◆ AIM OF THE EXERCISE:
Reproduce each line from the first in the data through the line that contains "14000, 16000, 18000];" exactly; give nothing else.

[START DATASET EXCERPT]

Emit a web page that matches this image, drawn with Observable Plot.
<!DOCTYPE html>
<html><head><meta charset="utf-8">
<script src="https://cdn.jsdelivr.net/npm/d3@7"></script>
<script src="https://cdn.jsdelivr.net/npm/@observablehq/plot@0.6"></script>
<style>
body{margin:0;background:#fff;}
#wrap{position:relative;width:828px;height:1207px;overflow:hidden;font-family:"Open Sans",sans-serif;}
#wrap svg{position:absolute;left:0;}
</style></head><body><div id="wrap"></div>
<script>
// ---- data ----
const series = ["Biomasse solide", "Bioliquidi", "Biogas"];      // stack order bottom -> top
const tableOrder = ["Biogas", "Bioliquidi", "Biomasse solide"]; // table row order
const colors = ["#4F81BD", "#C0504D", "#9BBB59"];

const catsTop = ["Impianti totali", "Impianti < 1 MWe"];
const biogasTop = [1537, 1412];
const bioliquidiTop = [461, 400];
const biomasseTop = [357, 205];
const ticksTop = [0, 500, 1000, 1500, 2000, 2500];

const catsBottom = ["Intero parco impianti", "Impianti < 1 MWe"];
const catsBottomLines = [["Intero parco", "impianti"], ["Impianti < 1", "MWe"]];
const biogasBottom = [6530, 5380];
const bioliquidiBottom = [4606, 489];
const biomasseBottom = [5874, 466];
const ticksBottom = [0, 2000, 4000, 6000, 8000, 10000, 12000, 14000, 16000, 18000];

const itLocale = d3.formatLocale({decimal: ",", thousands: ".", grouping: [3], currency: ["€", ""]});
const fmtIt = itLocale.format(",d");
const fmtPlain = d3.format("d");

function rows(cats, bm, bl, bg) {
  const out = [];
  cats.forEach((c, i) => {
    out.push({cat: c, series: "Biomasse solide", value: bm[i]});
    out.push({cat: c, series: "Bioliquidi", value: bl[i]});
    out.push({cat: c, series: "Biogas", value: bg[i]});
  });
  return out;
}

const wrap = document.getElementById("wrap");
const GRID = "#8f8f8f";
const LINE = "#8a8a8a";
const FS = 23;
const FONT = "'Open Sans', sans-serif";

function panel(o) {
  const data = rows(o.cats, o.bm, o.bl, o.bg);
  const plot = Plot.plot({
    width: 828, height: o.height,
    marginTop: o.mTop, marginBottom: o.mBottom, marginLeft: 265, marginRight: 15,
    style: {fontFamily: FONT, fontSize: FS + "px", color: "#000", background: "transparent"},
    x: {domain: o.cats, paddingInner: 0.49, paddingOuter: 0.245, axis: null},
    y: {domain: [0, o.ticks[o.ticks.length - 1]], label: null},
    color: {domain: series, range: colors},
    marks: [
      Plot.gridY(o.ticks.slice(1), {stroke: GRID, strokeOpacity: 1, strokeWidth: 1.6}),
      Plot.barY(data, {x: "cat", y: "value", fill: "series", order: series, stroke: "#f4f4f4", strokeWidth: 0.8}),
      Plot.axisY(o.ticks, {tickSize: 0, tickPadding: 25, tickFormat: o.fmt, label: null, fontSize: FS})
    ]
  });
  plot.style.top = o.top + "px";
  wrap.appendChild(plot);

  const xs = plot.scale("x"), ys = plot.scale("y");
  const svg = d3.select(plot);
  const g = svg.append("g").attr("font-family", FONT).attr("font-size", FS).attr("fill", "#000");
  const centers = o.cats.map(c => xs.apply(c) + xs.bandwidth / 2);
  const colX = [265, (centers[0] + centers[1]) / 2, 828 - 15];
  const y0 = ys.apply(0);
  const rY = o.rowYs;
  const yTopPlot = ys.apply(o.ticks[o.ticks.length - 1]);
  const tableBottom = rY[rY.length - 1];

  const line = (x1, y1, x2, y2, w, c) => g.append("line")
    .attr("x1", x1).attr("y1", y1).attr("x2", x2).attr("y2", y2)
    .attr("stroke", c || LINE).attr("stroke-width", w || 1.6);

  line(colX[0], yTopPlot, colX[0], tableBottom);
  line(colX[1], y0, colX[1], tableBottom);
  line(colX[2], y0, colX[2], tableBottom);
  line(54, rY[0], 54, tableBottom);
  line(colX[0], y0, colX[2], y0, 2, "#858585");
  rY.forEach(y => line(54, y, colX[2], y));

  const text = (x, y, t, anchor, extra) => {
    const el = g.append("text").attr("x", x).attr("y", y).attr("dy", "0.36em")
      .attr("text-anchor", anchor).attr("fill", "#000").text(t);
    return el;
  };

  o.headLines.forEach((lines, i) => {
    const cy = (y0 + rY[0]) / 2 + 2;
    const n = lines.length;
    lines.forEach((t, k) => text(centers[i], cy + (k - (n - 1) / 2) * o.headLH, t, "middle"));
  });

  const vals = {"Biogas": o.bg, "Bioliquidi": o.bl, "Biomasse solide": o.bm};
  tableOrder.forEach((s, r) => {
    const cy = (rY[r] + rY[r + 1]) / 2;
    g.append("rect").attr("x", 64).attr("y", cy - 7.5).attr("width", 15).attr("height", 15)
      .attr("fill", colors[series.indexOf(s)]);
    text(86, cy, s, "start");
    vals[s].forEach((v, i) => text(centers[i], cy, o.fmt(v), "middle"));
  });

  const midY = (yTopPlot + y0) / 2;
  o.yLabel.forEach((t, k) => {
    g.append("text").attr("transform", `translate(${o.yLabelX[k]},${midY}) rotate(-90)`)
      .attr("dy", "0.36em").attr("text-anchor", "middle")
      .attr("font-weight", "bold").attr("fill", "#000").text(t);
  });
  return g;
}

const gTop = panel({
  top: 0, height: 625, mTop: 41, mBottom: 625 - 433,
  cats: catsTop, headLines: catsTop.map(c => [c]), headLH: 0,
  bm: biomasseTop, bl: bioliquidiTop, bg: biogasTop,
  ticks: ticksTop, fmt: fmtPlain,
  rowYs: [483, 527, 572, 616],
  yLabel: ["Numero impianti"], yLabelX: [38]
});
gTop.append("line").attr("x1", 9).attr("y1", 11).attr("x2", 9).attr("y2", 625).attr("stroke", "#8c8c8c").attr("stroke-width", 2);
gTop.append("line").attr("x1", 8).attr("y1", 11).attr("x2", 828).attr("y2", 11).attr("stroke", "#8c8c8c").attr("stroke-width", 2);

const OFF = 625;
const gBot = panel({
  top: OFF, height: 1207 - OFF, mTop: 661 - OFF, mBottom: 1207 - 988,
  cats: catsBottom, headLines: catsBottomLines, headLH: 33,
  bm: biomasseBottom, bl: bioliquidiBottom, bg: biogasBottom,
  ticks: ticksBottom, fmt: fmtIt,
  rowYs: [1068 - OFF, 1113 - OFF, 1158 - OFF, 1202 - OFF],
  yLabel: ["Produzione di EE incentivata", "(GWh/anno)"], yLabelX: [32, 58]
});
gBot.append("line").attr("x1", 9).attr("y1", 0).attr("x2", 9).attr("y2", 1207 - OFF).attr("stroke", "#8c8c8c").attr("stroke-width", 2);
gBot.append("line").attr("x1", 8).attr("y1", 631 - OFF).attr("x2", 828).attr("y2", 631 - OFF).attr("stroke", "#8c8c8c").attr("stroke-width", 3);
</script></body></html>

[END DATASET EXCERPT]

◆ TASK RESULT:
Emit a web page that matches this image, drawn with Observable Plot.
<!DOCTYPE html>
<html><head><meta charset="utf-8">
<script src="https://cdn.jsdelivr.net/npm/d3@7"></script>
<script src="https://cdn.jsdelivr.net/npm/@observablehq/plot@0.6"></script>
<style>
body{margin:0;background:#fff;}
#wrap{position:relative;width:828px;height:1207px;overflow:hidden;font-family:"Open Sans",sans-serif;}
#wrap svg{position:absolute;left:0;}
</style></head><body><div id="wrap"></div>
<script>
// ---- data ----
const series = ["Biomasse solide", "Bioliquidi", "Biogas"];      // stack order bottom -> top
const tableOrder = ["Biogas", "Bioliquidi", "Biomasse solide"]; // table row order
const colors = ["#4F81BD", "#C0504D", "#9BBB59"];

const catsTop = ["Impianti totali", "Impianti < 1 MWe"];
const biogasTop = [1537, 1412];
const bioliquidiTop = [461, 400];
const biomasseTop = [357, 205];
const ticksTop = [0, 500, 1000, 1500, 2000, 2500];

const catsBottom = ["Intero parco impianti", "Impianti < 1 MWe"];
const catsBottomLines = [["Intero parco", "impianti"], ["Impianti < 1", "MWe"]];
const biogasBottom = [6530, 5380];
const bioliquidiBottom = [4606, 489];
const biomasseBottom = [5874, 466];
const ticksBottom = [0, 2000, 4000, 6000, 8000, 10000, 12000, 14000, 16000, 18000];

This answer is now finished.